- _AVAILABLE DATA_
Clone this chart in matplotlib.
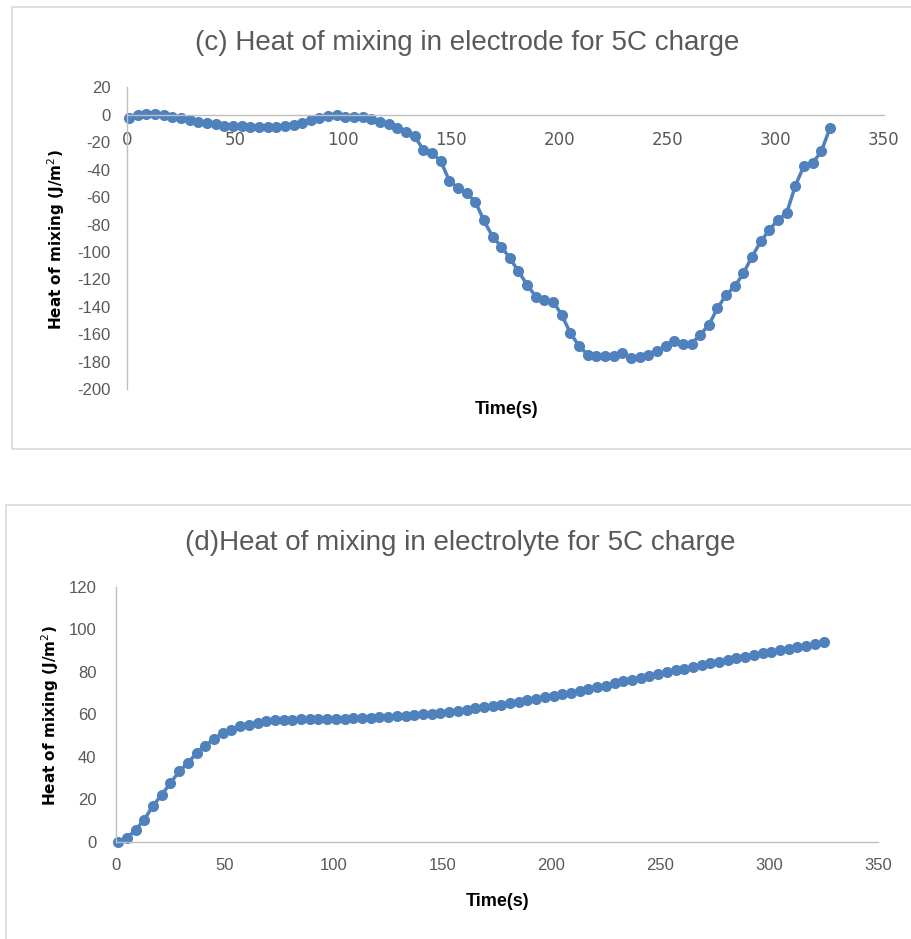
import matplotlib
matplotlib.use("Agg")
import matplotlib.pyplot as plt
from matplotlib.patches import Rectangle

plt.rcParams["axes.unicode_minus"] = False

# sample times (s), shared by both runs
time_s = [1, 5, 9, 13, 17, 21, 25, 29, 33, 37, 41, 45, 49, 53, 57, 61, 65, 69, 73, 77,
          81, 85, 89, 93, 97, 101, 105, 109, 113, 117, 121, 125, 129, 133, 137, 141, 145,
          149, 153, 157, 161, 165, 169, 173, 177, 181, 185, 189, 193, 197, 201, 205, 209,
          213, 217, 221, 225, 229, 233, 237, 241, 245, 249, 253, 257, 261, 265, 269, 273,
          277, 281, 285, 289, 293, 297, 301, 305, 309, 313, 317, 321, 325]

# heat of mixing in the electrode (J/m^2)
electrode_heat = [-2, 0, 0.5, 0.5, -0.5, -1.5, -2.5, -3.5, -5, -6, -7, -8, -8.5, -8.5,
                  -9, -9, -9, -9, -8.5, -7.5, -6, -4, -2.5, -1, 0, -1.5, -1.5, -1.5, -3,
                  -5, -7, -9.5, -12.2, -15.8, -25.5, -27.9, -33.6, -47.9, -53.4, -57.1,
                  -63.2, -77.0, -88.7, -96.0, -104.4, -114.1, -123.9, -132.4, -134.8,
                  -136.1, -145.8, -159.1, -168.4, -174.9, -175.7, -175.7, -175.7, -173.7,
                  -177.3, -176.6, -174.9, -171.8, -168.4, -164.5, -166.9, -166.9, -160.3,
                  -153.1, -140.9, -131.2, -125.1, -115.4, -103.3, -92.3, -83.8, -76.5,
                  -71.6, -51.7, -37.2, -35.2, -26.7, -9.8]

# heat of mixing in the electrolyte (J/m^2)
electrolyte_heat = [0, 1.7, 5.6, 10.4, 16.9, 22.1, 27.6, 33.1, 37.0, 41.7, 45.2, 48.3,
                    51.2, 52.7, 54.3, 55.1, 55.9, 56.6, 57.1, 57.3, 57.5, 57.6, 57.7, 57.7,
                    57.7, 57.8, 57.9, 58.0, 58.2, 58.4, 58.6, 58.8, 59.0, 59.3, 59.6, 59.9,
                    60.2, 60.5, 61.2, 61.7, 62.2, 62.7, 63.3, 63.9, 64.5, 65.1, 65.8, 66.5,
                    67.2, 67.9, 68.6, 69.4, 70.2, 71.0, 71.8, 72.6, 73.5, 74.5, 75.4, 76.3,
                    77.2, 78.1, 79.0, 79.9, 80.7, 81.5, 82.3, 83.1, 83.9, 84.7, 85.5, 86.3,
                    87.1, 87.9, 88.6, 89.3, 90.0, 90.8, 91.5, 92.3, 93.0, 94.0]

x_ticks = [0, 50, 100, 150, 200, 250, 300, 350]
electrode_ticks = [20, 0, -20, -40, -60, -80, -100, -120, -140, -160, -180, -200]
electrolyte_ticks = [0, 20, 40, 60, 80, 100, 120]

title_c = "(c) Heat of mixing in electrode for 5C charge"
title_d = "(d)Heat of mixing in electrolyte for 5C charge"
ylabel = "Heat of mixing (J/m$^2$)"
xlabel = "Time(s)"

BLUE = "#4f81bd"
GREY_TEXT = "#595959"
AXIS_GREY = "#bfbfbf"
FRAME_GREY = "#d9d9d9"
SANS = "Liberation Sans"

fig = plt.figure(figsize=(9.12, 9.39), dpi=100)

# chart-area borders
fig.patches.append(Rectangle((12 / 912, 1 - 449 / 939), 1.2, (449 - 7) / 939,
                             transform=fig.transFigure, fill=False,
                             edgecolor=FRAME_GREY, linewidth=1.2))
fig.patches.append(Rectangle((6 / 912, -0.1), 1.2, 0.1 + (939 - 505) / 939,
                             transform=fig.transFigure, fill=False,
                             edgecolor=FRAME_GREY, linewidth=1.2))


def style_axes(ax, yticks):
    for side in ("top", "right"):
        ax.spines[side].set_visible(False)
    for side in ("left", "bottom"):
        ax.spines[side].set_color(AXIS_GREY)
        ax.spines[side].set_linewidth(1.0)
    ax.set_xlim(0, 350)
    ax.set_xticks(x_ticks)
    ax.set_yticks(yticks)
    ax.tick_params(length=0, labelcolor=GREY_TEXT, labelsize=12)
    for lab in ax.get_xticklabels() + ax.get_yticklabels():
        lab.set_family(SANS)


# (c) electrode
ax1 = fig.add_axes([127 / 912, 1 - 389.3 / 939, 757 / 912, (389.3 - 87.3) / 939])
ax1.plot(time_s, electrode_heat, color=BLUE, linewidth=2.5, marker="o",
         markersize=8, markeredgewidth=0, clip_on=False)
ax1.set_ylim(-200, 20)
style_axes(ax1, electrode_ticks)
ax1.spines["bottom"].set_position(("data", 0))
ax1.tick_params(axis="x", pad=12)
ax1.tick_params(axis="y", pad=12)
fig.text(467 / 912, 1 - 43 / 939, title_c, ha="center", va="center",
         color=GREY_TEXT, fontsize=20, family=SANS)
fig.text(507 / 912, 1 - 410 / 939, xlabel, ha="center", va="center",
         fontsize=13, fontweight="bold", family=SANS)
fig.text(56 / 912, 1 - 240 / 939, ylabel, ha="center", va="center", rotation=90,
         fontsize=11, fontweight="bold")

# (d) electrolyte
ax2 = fig.add_axes([116 / 912, 1 - 841.7 / 939, 762 / 912, (841.7 - 586.7) / 939])
ax2.plot(time_s, electrolyte_heat, color=BLUE, linewidth=2.5, marker="o",
         markersize=8, markeredgewidth=0, clip_on=False)
ax2.set_ylim(0, 120)
style_axes(ax2, electrolyte_ticks)
ax2.tick_params(axis="x", pad=12)
ax2.tick_params(axis="y", pad=14)
fig.text(460 / 912, 1 - 543 / 939, title_d, ha="center", va="center",
         color=GREY_TEXT, fontsize=20, family=SANS)
fig.text(498 / 912, 1 - 902 / 939, xlabel, ha="center", va="center",
         fontsize=13, fontweight="bold", family=SANS)
fig.text(50 / 912, 1 - 716 / 939, ylabel, ha="center", va="center", rotation=90,
         fontsize=11, fontweight="bold")

fig.savefig("out.png", dpi=100)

- _DIRECTIVE_
Copy every line in the listing above where the string "chart" turns up.

- _CORRECT OUTPUT_
Clone this chart in matplotlib.
# chart-area borders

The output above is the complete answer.